O nosso cérebro evoluiu e adaptou-se em tempos de escassez através da dialética entre prazer e sofrimento. Como num baloiço, a sensação de desconforto impeliu-nos a procurar recursos fundamentais à sobrevivência, como comida, água e sexo, e à consequente sensação de prazer (libertação de neurotransmissores como a dopamina); em analogia com as leis da física, o baloiço movimenta-se depois para o lado contrário, para uma zona de desconforto, que nos motiva novamente para a recompensa, e este ciclo possibilitou a sobrevivência.

Daqui decorre que, se “carregamos” demasiado no prazer, fugindo à dor, aumenta a sua necessidade e tolerância, e o balanço para o lado do desconforto será maior. No limite, procuraremos prazeres imediatos apenas para não haver dor/vazio, e nos sentirmos “normais” naquele momento. O processo inverso também acontece, e como exemplo temos a procura do sofrimento através de atividade física intensa, de experiências “radicais” ou de banhos gelados, que induzem à posteriori a libertação dopaminérgica, ciclo que, a partir de demasiada medida, também pode ser problemático.

Neste yin e yang navega o nosso equilíbrio mental, agora desafiado pela dimensão da arquitetura social consumista e de abundância da nossa era, que abomina o aborrecimento e está projetada para a mercantilização narcisista e infantil da felicidade, do prazer imediato, e hiperestimulação tecnológica. Quase todos nós, como reflexo, estendemos a mão para fazermos “scroll” numa “app” quando ligeiramente aborrecidos. Quando stressados e ansiosos, apetece-nos entrar numa loja e comprar algo, aproveitarmos a promoção online ou expormo-nos como objetos de consumo para validação através das redes sociais. Chamo-os de “prazeres de absorção rápida”, que em exagero podem desequilibrar-nos rapidamente para a sensação de ansiedade, insatisfação/vazio, desejo de nova gratificação, e assim sucessivamente.

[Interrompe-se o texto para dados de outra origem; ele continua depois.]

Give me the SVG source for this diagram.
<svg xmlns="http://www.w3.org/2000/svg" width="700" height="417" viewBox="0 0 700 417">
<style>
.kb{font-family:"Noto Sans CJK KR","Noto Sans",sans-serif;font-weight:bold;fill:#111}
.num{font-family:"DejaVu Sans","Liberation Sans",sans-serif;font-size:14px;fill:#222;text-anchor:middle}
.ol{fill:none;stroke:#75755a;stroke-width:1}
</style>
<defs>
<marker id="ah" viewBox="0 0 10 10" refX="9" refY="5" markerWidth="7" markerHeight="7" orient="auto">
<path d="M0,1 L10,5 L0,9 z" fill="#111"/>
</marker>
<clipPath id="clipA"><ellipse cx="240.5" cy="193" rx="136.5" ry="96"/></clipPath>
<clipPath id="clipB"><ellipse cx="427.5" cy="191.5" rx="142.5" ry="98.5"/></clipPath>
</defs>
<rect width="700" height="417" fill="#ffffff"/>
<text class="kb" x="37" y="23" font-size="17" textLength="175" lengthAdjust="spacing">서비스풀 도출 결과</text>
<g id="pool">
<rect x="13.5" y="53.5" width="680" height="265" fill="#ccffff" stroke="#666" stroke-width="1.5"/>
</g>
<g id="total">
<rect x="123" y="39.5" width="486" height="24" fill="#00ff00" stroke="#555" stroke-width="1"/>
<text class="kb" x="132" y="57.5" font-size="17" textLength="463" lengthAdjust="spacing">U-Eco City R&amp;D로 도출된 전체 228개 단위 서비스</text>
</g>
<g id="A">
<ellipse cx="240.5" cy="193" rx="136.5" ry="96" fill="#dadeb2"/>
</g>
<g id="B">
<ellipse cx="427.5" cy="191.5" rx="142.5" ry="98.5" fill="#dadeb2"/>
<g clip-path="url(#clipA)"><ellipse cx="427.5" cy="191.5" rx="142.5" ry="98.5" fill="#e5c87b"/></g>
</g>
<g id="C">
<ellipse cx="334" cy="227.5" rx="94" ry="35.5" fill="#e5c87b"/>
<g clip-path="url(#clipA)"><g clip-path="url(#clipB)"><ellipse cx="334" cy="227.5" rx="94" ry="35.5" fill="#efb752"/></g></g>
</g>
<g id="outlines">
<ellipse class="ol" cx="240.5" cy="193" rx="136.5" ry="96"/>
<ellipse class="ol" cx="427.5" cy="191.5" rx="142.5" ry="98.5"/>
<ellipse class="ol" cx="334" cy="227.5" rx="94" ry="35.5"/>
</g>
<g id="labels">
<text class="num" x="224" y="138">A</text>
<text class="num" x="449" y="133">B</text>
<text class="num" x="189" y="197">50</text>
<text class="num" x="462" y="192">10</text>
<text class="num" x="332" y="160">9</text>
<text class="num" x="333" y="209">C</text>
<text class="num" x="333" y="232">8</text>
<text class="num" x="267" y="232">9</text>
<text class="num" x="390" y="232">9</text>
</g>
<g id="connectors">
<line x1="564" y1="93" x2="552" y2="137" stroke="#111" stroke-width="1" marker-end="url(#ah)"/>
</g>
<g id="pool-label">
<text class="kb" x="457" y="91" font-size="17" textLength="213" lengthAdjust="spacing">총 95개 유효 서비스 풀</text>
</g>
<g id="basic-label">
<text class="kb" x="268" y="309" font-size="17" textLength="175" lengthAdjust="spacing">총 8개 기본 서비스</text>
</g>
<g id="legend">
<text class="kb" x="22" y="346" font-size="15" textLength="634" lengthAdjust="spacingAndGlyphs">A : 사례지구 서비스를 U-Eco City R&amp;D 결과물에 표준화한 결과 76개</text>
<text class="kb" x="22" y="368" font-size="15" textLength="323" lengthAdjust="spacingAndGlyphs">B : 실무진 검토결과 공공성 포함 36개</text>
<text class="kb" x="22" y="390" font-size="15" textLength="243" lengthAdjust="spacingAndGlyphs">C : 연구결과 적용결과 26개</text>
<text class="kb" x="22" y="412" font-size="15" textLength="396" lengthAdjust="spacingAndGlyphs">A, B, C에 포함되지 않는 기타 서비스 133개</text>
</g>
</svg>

O evitamento do desconforto e a fuga de nós mesmos pode diminuir a tolerância à frustração e dificultar o lidar com emoções negativas, resultando em problemas de regulação e vazio emocional, ansiedade e depressão, privando-nos de oportunidades de crescimento pessoal e autodescoberta. Refiro frequentemente aos meus pacientes que terão de inevitavelmente encarar e atravessar pensamentos, conflitos e emoções difíceis e adiadas, tomar consciência de padrões de funcionamento, como parte do seu processo terapêutico e de reorganização psicológica, tal como quem tem fobia de andar de avião terá de se expor, tolerar o desconforto e impulso de fuga como forma de superá-la e, quiçá, “sentir-se bem” depois.

Todos procuramos o nosso caminho e, parte da resposta, nunca definitiva, poderá passar pelo exercício de um esforço deliberado para, num fogo cerrado de estímulos e de apelos à gratificação rápida, sermos equilibrados no consumo dos mesmos, capazes de abraçar e tolerar o que por vezes é desconfortável e estarmos mais connosco, abrindo portas para o autoconhecimento e autoaceitação, priorizar relacionamentos e ligações pessoais genuínas, discernir quais são os nossos valores e partir daí fazer escolhas e sacrifícios alinhados com o que realmente importa, descobrindo os nossos “prazeres de libertação longa”. Faça este exercício: na festa do seu 90.º aniversário, o que gostaria que as pessoas dissessem de si e de como foi a sua vida?